EL SEÑOR SCROOGE
El
señor Scrooge estaba sentado en su mecedora cerca de la ventana que daba al
jardín, viendo caer la nieve. Sobre la manta a cuadros que tenía en sus
debilitadas piernas, dormía el único amigo que le quedaba, su gato Pirracas.
Con los
ojos entornados veía transcurrir su vida. Una vida feliz. Había disfrutado de
riquezas, pero la mayor de ellas habían sido sus muchos amigos a los que
ayudaba en caso de apuros. Siempre pensó que era mejor tener 10 amigos que 10
libras. Estaba triste en ese caserón que había sido vivienda provisional para
muchos necesitados de ayuda, a cambio llenaban el aire de sonidos de niños,
cariño y olores a buena comida.
De
pronto, dejo de nevar. Por el jardín, al otro lado de la ventana, se aproximaba
una figura, sus ojos no veían ya con claridad y hasta que estuvo cerca no lo
reconoció. Era su secretario, un hombre enjuto y triste, daba la impresión que
todas las desgracias del mundo hubieran caído sobre sus hombros, de lo encogido
que andaba. ¡Años le costó hacer que tuviera una visión más positiva de la
vida. Cuando llego a la ventana, atravesó el cristal y se sentó en el sillón
que había al lado de Scrooge. Este se alegro mucho de verlo, aun sabiendo que
había fallecido años antes. Pero los ancianos casi nunca separan los recuerdos
de la realidad, así que no le dio importancia.
Max, su
secretario, empezó a hablar, su voz era la de siempre, pero había perdido ese
aire de enterrador que siempre llevaba encima.
--Sr
Scrooge , vengo a darle las gracias por todo lo que hizo por mí, sin su ayuda y
sus consejos no hubiéramos podido salir a delante. Cuando mi mujer enfermó,
usted nos mando a los mejores médicos, aunque la muerte no estaba dispuesta a
dejarla, nuestro agradecimiento fue el mismo y le hicimos un hueco en nuestro
corazón.
Al Sr
Scrooge se le saltaron las lágrimas, era de llanto fácil y muy sentimental.

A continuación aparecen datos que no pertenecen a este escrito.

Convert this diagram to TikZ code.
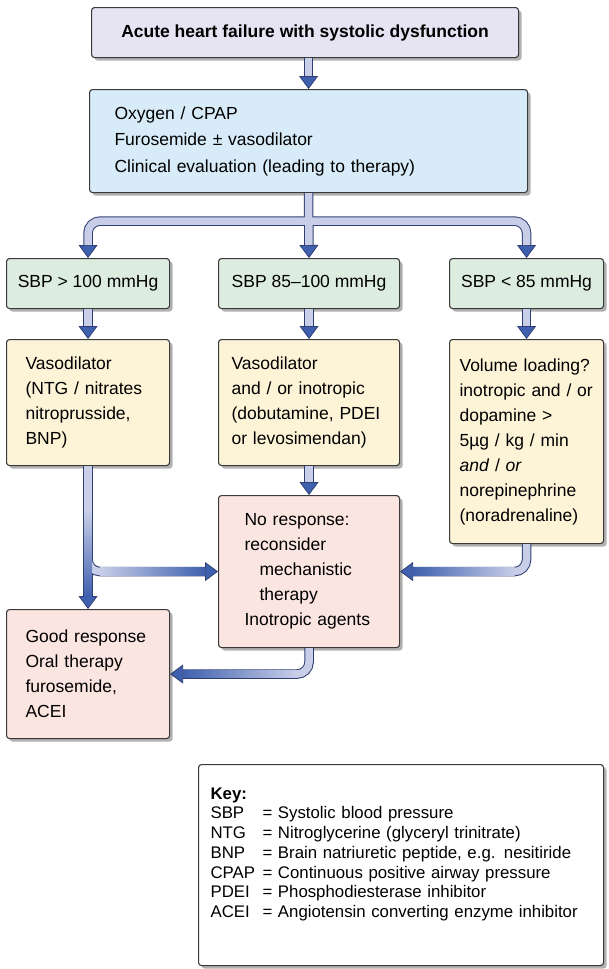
\documentclass[tikz,border=0pt]{standalone}
\usepackage{fontspec}
\setmainfont{Liberation Sans}
\usetikzlibrary{arrows.meta,shadows,calc}
\definecolor{topfill}{HTML}{E6E4F2}
\definecolor{bluefill}{HTML}{D7ECF8}
\definecolor{greenfill}{HTML}{DCECDF}
\definecolor{yellowfill}{HTML}{FDF3D7}
\definecolor{pinkfill}{HTML}{FBE5E0}
\definecolor{boxline}{HTML}{3A3A3A}
\definecolor{pipeline}{HTML}{2F3F73}
\definecolor{pipein}{HTML}{C8CEE8}
\definecolor{tipblue}{HTML}{3F60AE}
\begin{document}
\begin{tikzpicture}[x=1pt,y=-1pt,
  box/.style={draw=boxline, line width=1.1pt, rounded corners=3pt, anchor=north west,
    inner ysep=0pt, align=left, font=\fontsize{17.5}{25}\selectfont,
    drop shadow={shadow xshift=3pt, shadow yshift=-3pt, fill=black, opacity=0.3}},
  pipeo/.style={line width=9.5pt, draw=pipeline, rounded corners=12pt,
    -{Triangle[length=13pt,width=19pt,line width=0.8pt,fill=tipblue]}},
  pipei/.style={line width=7.5pt, draw=pipein, rounded corners=12pt, shorten >=13pt}]
\useasboundingbox (0,0) rectangle (608,969);

% boxes
\node[box, fill=topfill, minimum width=427pt, minimum height=50pt, align=center,
  font=\fontsize{17.5}{21}\selectfont\bfseries] (top) at (91,7)
  {Acute heart failure with systolic dysfunction};
\node[box, fill=bluefill, minimum width=438pt, minimum height=103pt, inner xsep=25pt,
  text width=388pt, font=\fontsize{17.5}{26.5}\selectfont] (blue) at (89,89)
  {Oxygen / CPAP\\Furosemide ± vasodilator\\Clinical evaluation (leading to therapy)};

\node[box, fill=greenfill, minimum width=163pt, minimum height=50pt, align=center] (g1) at (6,258) {SBP > 100 mmHg};
\node[box, fill=greenfill, minimum width=181pt, minimum height=50pt, align=center] (g2) at (218,258) {SBP 85--100 mmHg};
\node[box, fill=greenfill, minimum width=154pt, minimum height=50pt, align=center] (g3) at (449,258) {SBP < 85 mmHg};

\node[box, fill=yellowfill, minimum width=163pt, minimum height=126pt, inner xsep=19pt, text width=125pt] (y1) at (6,339)
  {Vasodilator\\(NTG / nitrates\\nitroprusside,\\BNP)};
\node[box, fill=yellowfill, minimum width=181pt, minimum height=126pt, inner xsep=13pt, text width=155pt] (y2) at (218,339)
  {Vasodilator\\and / or inotropic\\(dobutamine, PDEI\\or levosimendan)};
\node[box, fill=yellowfill, minimum width=154pt, minimum height=204pt, inner xsep=10pt, text width=134pt] (y3) at (449,339)
  {Volume loading?\\inotropic and / or\\dopamine >\\5µg / kg / min\\\textit{and} / \textit{or}\\norepinephrine\\(noradrenaline)};

\node[box, fill=pinkfill, minimum width=181pt, minimum height=152pt, inner xsep=26pt, text width=129pt] (pink) at (218,495)
  {No response:\\reconsider\\\hspace*{15pt}mechanistic\\\hspace*{15pt}therapy\\Inotropic agents};
\node[box, fill=pinkfill, minimum width=163pt, minimum height=129pt, inner xsep=19pt, text width=125pt] (good) at (6,609)
  {Good response\\Oral therapy\\furosemide,\\ACEI};

\node[box, fill=white, minimum width=405pt, minimum height=201pt, inner xsep=12pt, text width=381pt,
  font=\fontsize{16.8}{19.7}\selectfont] (key) at (198,764)
  {\textbf{Key:}\\
   \makebox[52pt][l]{SBP}= Systolic blood pressure\\
   \makebox[52pt][l]{NTG}= Nitroglycerine (glyceryl trinitrate)\\
   \makebox[52pt][l]{BNP}= Brain natriuretic peptide, e.g. nesitiride\\
   \makebox[52pt][l]{CPAP}= Continuous positive airway pressure\\
   \makebox[52pt][l]{PDEI}= Phosphodiesterase inhibitor\\
   \makebox[52pt][l]{ACEI}= Angiotensin converting enzyme inhibitor\rule[-25pt]{0pt}{25pt}};

% connectors
\coordinate (split) at ($(blue.south)+(0,28)$);
\draw[pipeo] (blue.north |- top.south) -- (blue.north);
\draw[pipei] (blue.north |- top.south) -- (blue.north);

\draw[pipeo] (split) -| (g1.north);
\draw[pipeo] (split) -| (g3.north);
\draw[pipeo] (blue.south) -- (g2.north);
\draw[pipei] (split) -| (g1.north);
\draw[pipei] (split) -| (g3.north);
\draw[pipei] (blue.south) -- (g2.north);

\draw[pipeo] (g1.south) -- (y1.north);
\draw[pipei] (g1.south) -- (y1.north);
\draw[pipeo] (g2.south) -- (y2.north);
\draw[pipei] (g2.south) -- (y2.north);
\draw[pipeo] (g3.south) -- (y3.north);
\draw[pipei] (g3.south) -- (y3.north);
\draw[pipeo] (y2.south) -- (pink.north);
\draw[pipei] (y2.south) -- (pink.north);

\draw[pipeo] (y1.south) -- (good.north);
\draw[pipeo] (y1.south) |- (pink.west);
\draw[pipei] (y1.south) -- (good.north);
\draw[pipei] (y1.south) |- (pink.west);
\shade[left color=pipein, right color=tipblue]
  ($(y1.south |- pink.west)+(12,-3.75)$) rectangle ($(pink.west)+(-13,3.75)$);
\shade[top color=pipein, bottom color=tipblue]
  ($(y1.south)+(-3.75,45)$) rectangle ($(good.north)+(3.75,-13)$);

\draw[pipeo] (y3.south) |- (pink.east);
\draw[pipei] (y3.south) |- (pink.east);
\shade[left color=tipblue, right color=pipein]
  ($(pink.east)+(13,-3.75)$) rectangle ($(y3.south |- pink.east)+(-12,3.75)$);

\draw[pipeo] (pink.south) |- (good.east);
\draw[pipei] (pink.south) |- (good.east);
\shade[left color=tipblue, right color=pipein]
  ($(good.east)+(13,-3.75)$) rectangle ($(pink.south |- good.east)+(-12,3.75)$);
\end{tikzpicture}
\end{document}
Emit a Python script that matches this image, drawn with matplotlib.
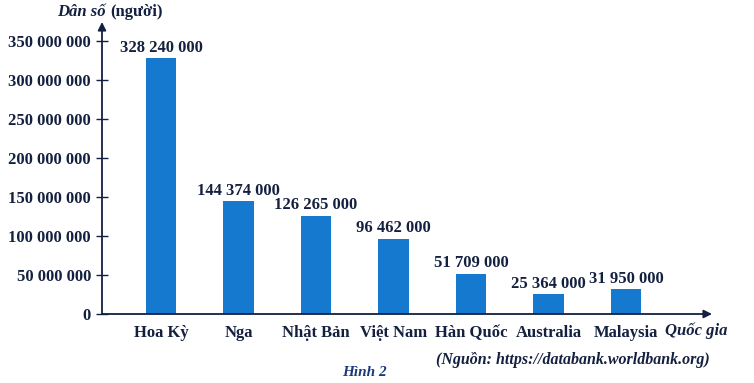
import matplotlib.pyplot as plt

# Dân số một số quốc gia (Hình 2)
countries = ["Hoa Kỳ", "Nga", "Nhật Bản", "Việt Nam", "Hàn Quốc", "Australia", "Malaysia"]
population = [328240000, 144374000, 126265000, 96462000, 51709000, 25364000, 31950000]
yticks = [0, 50000000, 100000000, 150000000, 200000000, 250000000, 300000000, 350000000]

text_color = "#14203f"
bar_color = "#1479cf"

plt.rcParams["font.family"] = ["Liberation Serif", "DejaVu Serif"]


def fmt(v):
    return "{:,}".format(v).replace(",", " ")


fig = plt.figure(figsize=(7.54, 3.83), dpi=100)
ax = fig.add_axes([102 / 754, 69 / 383, 610 / 754, 292 / 383])

x = list(range(len(countries)))
ax.bar(x, population, width=0.39, color=bar_color)

for xi, v in zip(x, population):
    ax.text(xi, v + 3000000, fmt(v), ha="center", va="bottom",
            fontsize=12, weight="bold", color=text_color)

ax.set_xlim(-0.761, 7.11)
ax.set_ylim(0, 374400000)
ax.set_yticks(yticks)
ax.set_yticklabels([fmt(t) for t in yticks], fontsize=12, weight="bold",
                   color=text_color)
ax.tick_params(axis="y", direction="inout", length=8, width=1.0,
               color=text_color, pad=4)
ax.set_xticks(x)
ax.set_xticklabels(countries, fontsize=12, weight="bold", color=text_color)
ax.tick_params(axis="x", length=0, pad=8)

for s in ["top", "right", "left", "bottom"]:
    ax.spines[s].set_visible(False)

# axes with arrows
ax.annotate("", xy=(1.0, 0), xytext=(0, 0), xycoords="axes fraction",
            arrowprops=dict(arrowstyle="-|>", color=text_color, lw=1.3,
                            mutation_scale=12, shrinkA=0, shrinkB=0))
ax.annotate("", xy=(0, 1.0), xytext=(0, 0), xycoords="axes fraction",
            arrowprops=dict(arrowstyle="-|>", color=text_color, lw=1.3,
                            mutation_scale=12, shrinkA=0, shrinkB=0))

fig.text(57 / 754, 1 - 12 / 383, "Dân số", fontsize=12, style="italic",
         weight="bold", color=text_color, va="center")
fig.text(110 / 754, 1 - 12 / 383, "(người)", fontsize=12, weight="bold",
         color=text_color, va="center")
fig.text(665 / 754, 1 - 331 / 383, "Quốc gia", fontsize=12, style="italic",
         weight="bold", color=text_color, va="center")
fig.text(710 / 754, 1 - 360 / 383, "(Nguồn: https://databank.worldbank.org)",
         fontsize=11.5, style="italic", weight="bold", color=text_color,
         va="center", ha="right")
fig.text(364 / 754, 1 - 373 / 383, "Hình 2", fontsize=11, style="italic",
         weight="bold", color="#1b3a7a", va="center", ha="center")

fig.savefig("out.png", dpi=100)
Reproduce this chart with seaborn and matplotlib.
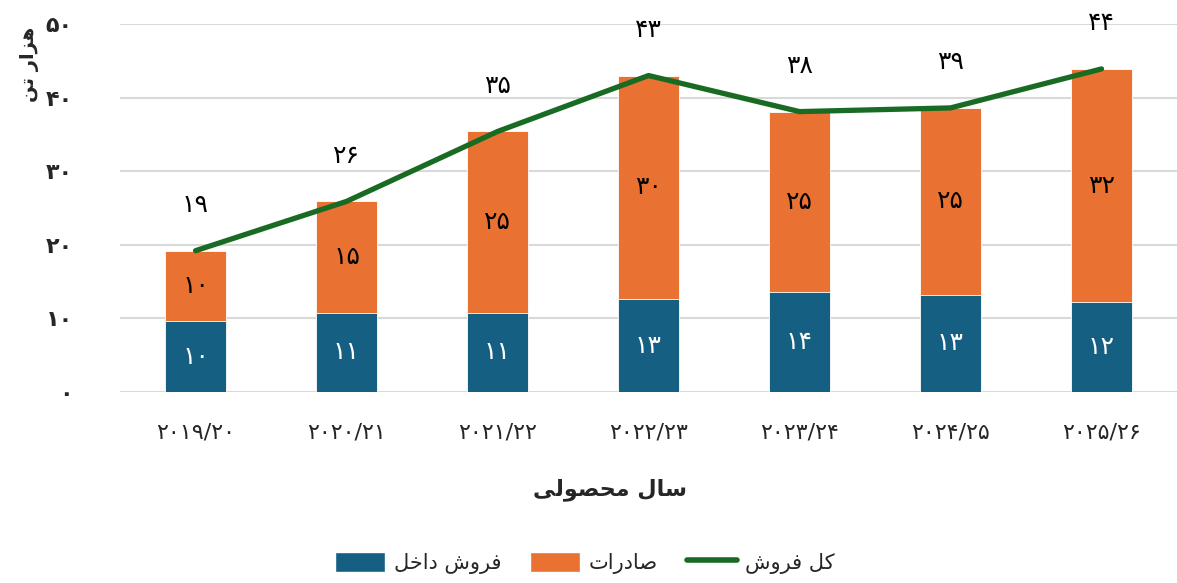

Cuando se tranquilizo, vio al lado del secretario a un joven militar que
también le sonreía.
¿Quién
eres tú? Le pregunto. Soy el hijo de su amigo Jorge. Usted pago mis estudios
pudiendo así realizar el sueño de mi vida, ser médico. Pero llego la guerra, me
movilizaron y allí acabaron mis días, fui feliz ayudando a los soldados y se lo
debo a usted.
Fueron
llegando más y más figuras, tantas, que el jardín se lleno de sonrisas. Su
vida, pensó, había sido una buena vida y dejando a Pirracas en el suelo se fue
atravesando el cristal, con sus amigos.